Indian Prime Minister Narendra Modi has his first chance since a decisive election win to spur an economy that’s quickly lost its status as the world’s fastest-growing major one.
Newly appointed Finance Minister Nirmala Sitharaman is expected to boost spending and provide tax relief to consumers in her maiden budget on Friday. That will probably widen the budget gap to 3.5% of gross domestic product in the year started April 1 from 3.4% targeted in February’s interim spending plan, according to a Bloomberg News survey.
Growth slowed to a five-year low of 5.8% in the first three months of 2019 — well below China’s 6.4% expansion — putting pressure on Modi to deliver on a stimulus plan to kickstart consumption, a bedrock of the economy. With the global outlook turning gloomy amid heightened trade tensions, and the Reserve Bank of India already cutting interest rates three times this year, the focus is shifting to the government to play its part.
“For the next budget exercise, the development goal might supersede the rigid objective of fiscal austerity,” said Soumya Kanti Ghosh, group chief economic adviser at State Bank of India in Mumbai. “Sticking to a particular fiscal number is not that important in the current scenario.”
Sitharaman will need to balance allowing the budget deficit to widen without risking a credit-rating downgrade and rattling bond markets. Key to that will be finding additional revenue to finance higher spending and keeping borrowing under control.
Here are other key things to watch for in the budget:
Revenue from consumption taxes and customs levies undershot targets last year, and Sitharaman will need to find additional resources to fund welfare programs without increasing the tax burden on individuals. She’s expected to give consumers relief by increasing the personal income tax threshold for some individuals in the budget, according to people familiar with the matter.
Analysts at Kotak Mahindra Bank led by Suvodeep Rakshit estimate that tax revenue will probably be 1.4 trillion rupees ($20 billion) lower than was forecast in the interim budget. “This will be the most significant threat to the fiscal math,” the analysts said in a note.
The government may sell stakes in state-run companies to help boost revenue. Last year it raised 850 billion rupees from selling assets such as Coal India Ltd. and Bharat Heavy Electricals Ltd. Expect the disinvestment target to be pegged at 1 trillion rupees, higher than the 900 billion rupees penciled-in in the interim budget, according to Yes Bank analysts led by Shubhada Rao.
The market will look for any mention of measures by Sitharaman to tide over a crisis in the financial sector, especially shadow lenders. A liquidity crunch faced by non-banking finance companies was a major drag on growth, as it curbed their ability to lend, which in turned crimped consumption. As India’s shadow banks have the biggest exposure to the real estate sector, any measure to lower tax rate on property transactions could benefit the sector, said SBI’s Ghosh.

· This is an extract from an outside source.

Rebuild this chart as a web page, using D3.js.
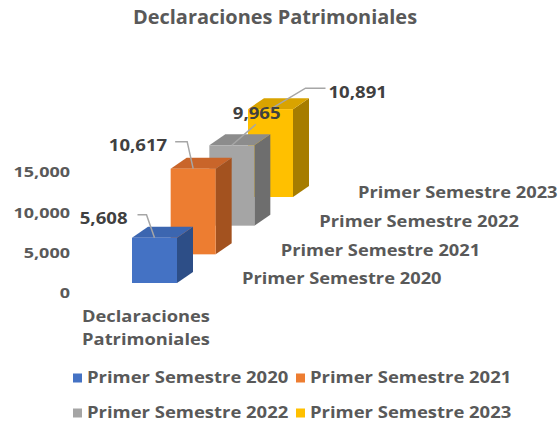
<!DOCTYPE html>
<html>
<head>
<meta charset="utf-8">
<script src="https://cdn.jsdelivr.net/npm/d3@7/dist/d3.min.js"></script>
<style>
  body { margin: 0; background: #fff; }
  text { font-family: "Open Sans", sans-serif; font-weight: 700; }
</style>
</head>
<body>
<div id="canvas"></div>
<script>
// data
var categories = ["Declaraciones Patrimoniales"];
var seriesNames = ["Primer Semestre 2020", "Primer Semestre 2021", "Primer Semestre 2022", "Primer Semestre 2023"];
var values = [5608, 10617, 9965, 10891];
var yTicks = [0, 5000, 10000, 15000];

var W = 559, H = 423;
var colors = ["#4472C4", "#ED7D31", "#A5A5A5", "#FFC000"];
var topColors = ["#3C66B0", "#C9652A", "#8C8C8C", "#D9A300"];
var sideColors = ["#2D4E87", "#A3521F", "#6E6E6E", "#A67C00"];

// the original font is wider, so stretch text a bit
function widen(sel, k){
    sel.each(function(){
        var n = this.getComputedTextLength();
        d3.select(this).attr('textLength', n * k).attr('lengthAdjust', 'spacingAndGlyphs');
    });
}

var svg = d3.select('#canvas').append('svg')
    .attr('width', W)
    .attr('height', H);

// title
var title = svg.append('text')
    .attr('x', 275).attr('y', 24)
    .attr('text-anchor', 'middle')
    .style('font-size', '19px')
    .style('fill', '#595959')
    .text('Declaraciones Patrimoniales');
widen(title, 1.05);

// value axis
var y = d3.scaleLinear().domain([0, 15000]).range([293, 172]);
var axisY = d3.axisLeft(y).tickValues(yTicks).tickFormat(d3.format(',')).tickSize(0).tickPadding(0);
var gAxis = svg.append('g').attr('transform', 'translate(70,0)').call(axisY);
gAxis.select('.domain').remove();
gAxis.selectAll('text')
    .style('font-family', '"Open Sans", sans-serif')
    .style('font-weight', 700)
    .style('font-size', '15px')
    .style('fill', '#595959');
widen(gAxis.selectAll('text'), 1.2);

// series (depth) positions
var idx = d3.range(seriesNames.length);
var depthX = d3.scaleLinear().domain([0, 3]).range([132, 248]);
var depthY = d3.scaleLinear().domain([0, 3]).range([283, 197]);
var band = d3.scaleBand().domain(categories).range([0, 45]);
var dx = 16, dy = -11;

var bars = idx.map(function(i){
    var x0 = depthX(i) + band(categories[0]);
    var base = depthY(i);
    var h = y(0) - y(values[i]);
    return {i: i, x0: x0, x1: x0 + band.bandwidth(), base: base, top: base - h};
});

// draw back to front
var g = svg.append('g');
bars.slice().reverse().forEach(function(b){
    // side
    g.append('path')
        .attr('d', 'M' + b.x1 + ',' + b.top + 'L' + (b.x1 + dx) + ',' + (b.top + dy) +
            'L' + (b.x1 + dx) + ',' + (b.base + dy) + 'L' + b.x1 + ',' + b.base + 'Z')
        .attr('fill', sideColors[b.i]);
    // top
    g.append('path')
        .attr('d', 'M' + b.x0 + ',' + b.top + 'L' + (b.x0 + dx) + ',' + (b.top + dy) +
            'L' + (b.x1 + dx) + ',' + (b.top + dy) + 'L' + b.x1 + ',' + b.top + 'Z')
        .attr('fill', topColors[b.i]);
    // front
    g.append('rect')
        .attr('x', b.x0).attr('y', b.top)
        .attr('width', b.x1 - b.x0).attr('height', b.base - b.top)
        .attr('fill', colors[b.i]);
});

// depth axis labels
var depthLabels = svg.selectAll('.depthLabel')
    .data(idx)
    .enter().append('text')
    .attr('class', 'depthLabel')
    .attr('x', function(i){ return depthX(i) + 110; })
    .attr('y', function(i){ return depthY(i) - 4; })
    .attr('dy', '0.35em')
    .style('font-size', '15.5px')
    .style('fill', '#595959')
    .text(function(i){ return seriesNames[i]; });
widen(depthLabels, 1.18);

// category label (two lines)
var catLines = svg.selectAll('.catLabel')
    .data(['Declaraciones', 'Patrimoniales'])
    .enter().append('text')
    .attr('class', 'catLabel')
    .attr('x', 146)
    .attr('y', function(d, i){ return 322 + i * 23; })
    .attr('text-anchor', 'middle')
    .style('font-size', '15.5px')
    .style('fill', '#595959')
    .text(function(d){ return d; });
widen(catLines, 1.18);

// data labels with leader lines (offsets from bar top-centre)
var labelOff = [
    {tx: -27, ty: -19, anchor: 'end', leader: [[-17, -23], [-8, -23], [0, 0]]},
    {tx: -26, ty: -23, anchor: 'end', leader: [[-18, -27], [-6, -27], [0, 0]]},
    {tx: 1, ty: -32, anchor: 'start', leader: [[0, 0], [24, -21]]},
    {tx: 58, ty: -17, anchor: 'start', leader: [[55, -21], [35, -21], [0, 0]]}
];
var line = d3.line();
bars.forEach(function(b){
    var cx = (b.x0 + b.x1) / 2, ty = b.top;
    var o = labelOff[b.i];
    svg.append('path')
        .attr('d', line(o.leader.map(function(p){ return [cx + p[0], ty + p[1]]; })))
        .attr('fill', 'none')
        .attr('stroke', '#A6A6A6')
        .attr('stroke-width', 1.5);
});
bars.forEach(function(b){
    var cx = (b.x0 + b.x1) / 2, ty = b.top;
    var o = labelOff[b.i];
    var t = svg.append('text')
        .attr('x', cx + o.tx).attr('y', ty + o.ty)
        .attr('dy', '0.35em')
        .attr('text-anchor', o.anchor)
        .style('font-size', '16px')
        .style('fill', '#404040')
        .text(d3.format(',')(values[b.i]));
    widen(t, 1.16);
});

// legend
var legPos = [[73, 378], [296, 378], [73, 413], [296, 413]];
var leg = svg.selectAll('.legend')
    .data(idx)
    .enter().append('g')
    .attr('class', 'legend')
    .attr('transform', function(i){ return 'translate(' + legPos[i][0] + ',' + legPos[i][1] + ')'; });
leg.append('rect')
    .attr('x', 0).attr('y', -4.5)
    .attr('width', 9).attr('height', 9)
    .attr('fill', function(i){ return colors[i]; });
var legText = leg.append('text')
    .attr('x', 14).attr('dy', '0.35em')
    .style('font-size', '15.5px')
    .style('fill', '#595959')
    .text(function(i){ return seriesNames[i]; });
widen(legText, 1.19);
</script>
</body>
</html>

The government is seeking to extract higher dividends from the RBI to help boost its revenue and finance the deficit, and the budget may give a provisional figure on how much will be transferred for the remainder of the fiscal year. The central bank gives dividends to the state every year and made an interim payout of 280 billion rupees in February. The government has been pushing for the RBI to boost its contribution, with Finance Ministry officials estimating the central bank has surplus capital of 3.6 trillion rupees. A panel led by former central bank Governor Bimal Jalan was set up to study the RBI’s capital framework, and is yet to finalize its report.
One of the key election pledges of Modi’s Bharatiya Janata Party was to spend $1.44 trillion to build roads, railways and other infrastructure in the next five years. Sitharaman is expected to outline details of this plan as well as investment in agriculture and other sectors that can be drivers of growth. Markets will also be looking for how much capital the government will inject into state-owned banks after a massive 1.06 trillion rupees plan last year.
“Now that elections are over and the country has given an unambiguous verdict, this budget should take some hard decisions towards initiating a host of structural reforms that would trigger off corporate investment,” said Partha Ray, a professor of economics at the Indian Institute of Management in Kolkata.